**Work to do:**
From the first line of the listing below, retype each line up to and including the one with "import plotly.graph_objects as go"; pictures stay out.

**Data:**
========================================================================

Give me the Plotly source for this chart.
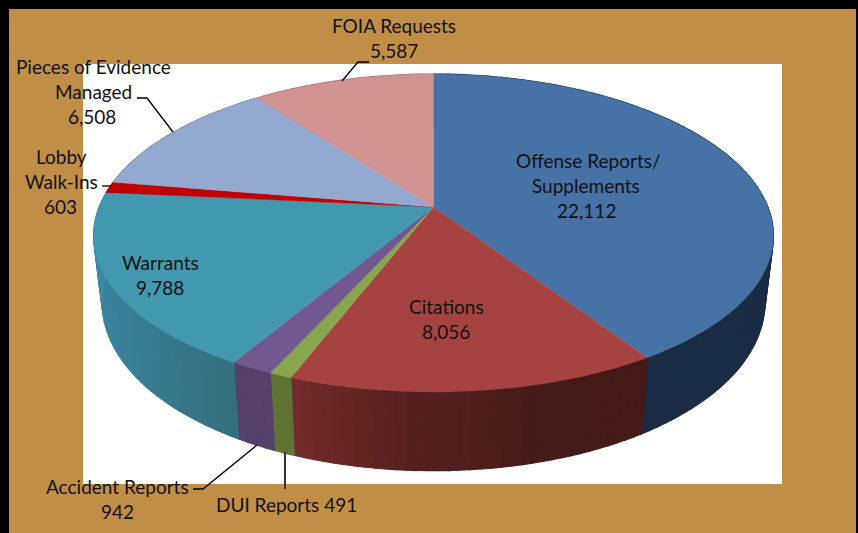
import math
import plotly.graph_objects as go

categories = ["Offense Reports/ Supplements", "Citations", "DUI Reports", "Accident Reports",
              "Warrants", "Lobby Walk-Ins", "Pieces of Evidence Managed", "FOIA Requests"]
values = [22112, 8056, 491, 942, 9788, 603, 6508, 5587]
top_colors = ["#4672a6", "#a64341", "#89a54e", "#71588f", "#4198af", "#c00000", "#93a9cf", "#d09392"]
# side shading stops, from the start of the slice to its end (clockwise)
side_colors = [
    ["#1a2c44", "#1a2c44"],
    ["#451a18", "#451b19", "#56201f", "#732b2b"],
    ["#5f7335", "#5f7335"],
    ["#553f6b", "#553f6b"],
    ["#33707f", "#3a829a", "#3f8fa8"],
    ["#8a0000", "#8a0000"],
    ["#6c7f9e", "#6c7f9e"],
    ["#9c6e6d", "#9c6e6d"],
]
label_lines = [
    (["Offense Reports/", "Supplements", "22,112"], [(588, 160), (586, 185), (586, 210)]),
    (["Citations", "8,056"], [(446, 306), (446, 331)]),
    (["DUI Reports 491"], [(286, 504)]),
    (["Accident Reports", "942"], [(117, 486), (117, 511)]),
    (["Warrants", "9,788"], [(160, 262), (160, 287)]),
    (["Lobby", "Walk-Ins", "603"], [(61, 156), (61, 181), (60, 206)]),
    (["Pieces of Evidence", "Managed", "6,508"], [(93, 66), (93, 91), (92, 116)]),
    (["FOIA Requests", "5,587"], [(394, 25), (394, 50)]),
]
leaders = [
    ([369, 358, 342], [62, 62, 81], "#000000", 1.3),
    ([137, 147, 173], [98, 98, 132], "#000000", 1.3),
    ([102, 111], [186, 186], "#000000", 1.3),
    ([193, 203, 257], [489, 489, 445], "#000000", 1.3),
    ([285, 285], [452, 489], "#333333", 2),
]

CX, Y0, A, B, PX, PY = 433.5, 207.0, 334.4, 154.7, 0.18, 0.1635
XS, YS, YB = 0.975, 1.08, 271.0


def top_pt(deg):
    t = math.radians(deg)
    u, v = math.sin(t), math.cos(t)
    return CX + A * u / (1 + PX * v), Y0 - B * v / (1 + PY * v)


def bot_pt(deg):
    x, y = top_pt(deg)
    return CX + XS * (x - CX), YB + YS * (y - Y0)


def mix(stops, f):
    pos = f * (len(stops) - 1)
    i = min(int(pos), len(stops) - 2)
    g = pos - i
    a = [int(stops[i][k:k + 2], 16) for k in (1, 3, 5)]
    b = [int(stops[i + 1][k:k + 2], 16) for k in (1, 3, 5)]
    return "rgb(%d,%d,%d)" % tuple(round(a[k] + (b[k] - a[k]) * g) for k in range(3))


total = sum(values)
edges = [0.0]
for val in values:
    edges.append(edges[-1] + val / total * 360)

fig = go.Figure()


def poly(xs, ys, color):
    fig.add_trace(go.Scatter(x=xs, y=ys, mode="lines", fill="toself", fillcolor=color,
                             line=dict(color=color, width=1.2), hoverinfo="skip", showlegend=False))


# sides, drawn strip by strip
for i in range(len(values)):
    a0, a1 = edges[i], edges[i + 1]
    n = max(2, int((a1 - a0) / 1.5))
    for k in range(n):
        s0 = a0 + (a1 - a0) * k / n
        s1 = a0 + (a1 - a0) * (k + 1) / n
        p0, p1, q1, q0 = top_pt(s0), top_pt(s1), bot_pt(s1), bot_pt(s0)
        poly([p0[0], p1[0], q1[0], q0[0], p0[0]], [p0[1], p1[1], q1[1], q0[1], p0[1]],
             mix(side_colors[i], (k + 0.5) / n))

# top faces
for i in range(len(values)):
    a0, a1 = edges[i], edges[i + 1]
    n = max(4, int((a1 - a0) / 0.75))
    pts = [top_pt(a0 + (a1 - a0) * k / n) for k in range(n + 1)]
    xs = [CX] + [p[0] for p in pts] + [CX]
    ys = [Y0] + [p[1] for p in pts] + [Y0]
    fig.add_trace(go.Scatter(x=xs, y=ys, mode="lines", fill="toself", fillcolor=top_colors[i],
                             line=dict(color=top_colors[i], width=0.4),
                             name=categories[i], text=f"{categories[i]}: {values[i]:,}",
                             hoverinfo="text", showlegend=False))

for lx, ly, lc, lw in leaders:
    fig.add_trace(go.Scatter(x=lx, y=ly, mode="lines", line=dict(color=lc, width=lw),
                             hoverinfo="skip", showlegend=False))

annotations = []
for lines, positions in label_lines:
    for text, (x, y) in zip(lines, positions):
        annotations.append(dict(x=x, y=y, xref="x", yref="y", text=text, showarrow=False,
                                xanchor="center", yanchor="middle",
                                font=dict(family="Lato", size=19, color="#111111")))

fig.update_layout(
    width=858, height=533, margin=dict(l=0, r=0, t=0, b=0),
    paper_bgcolor="#000000", plot_bgcolor="#000000",
    xaxis=dict(range=[0, 858], visible=False, fixedrange=True),
    yaxis=dict(range=[533, 0], visible=False, fixedrange=True),
    annotations=annotations,
    shapes=[
        dict(type="rect", xref="x", yref="y", x0=9, x1=856, y0=9, y1=533,
             fillcolor="#c18e47", line_width=0, layer="below"),
        dict(type="rect", xref="x", yref="y", x0=83, x1=782, y0=64, y1=484,
             fillcolor="#ffffff", line_width=0, layer="below"),
    ],
)
fig.write_html("out.html", config={"displayModeBar": False},
               post_script="document.body.style.margin='0';document.documentElement.style.overflow='hidden';")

========================================================================

**The output:**
Give me the Plotly source for this chart.
import math
import plotly.graph_objects as go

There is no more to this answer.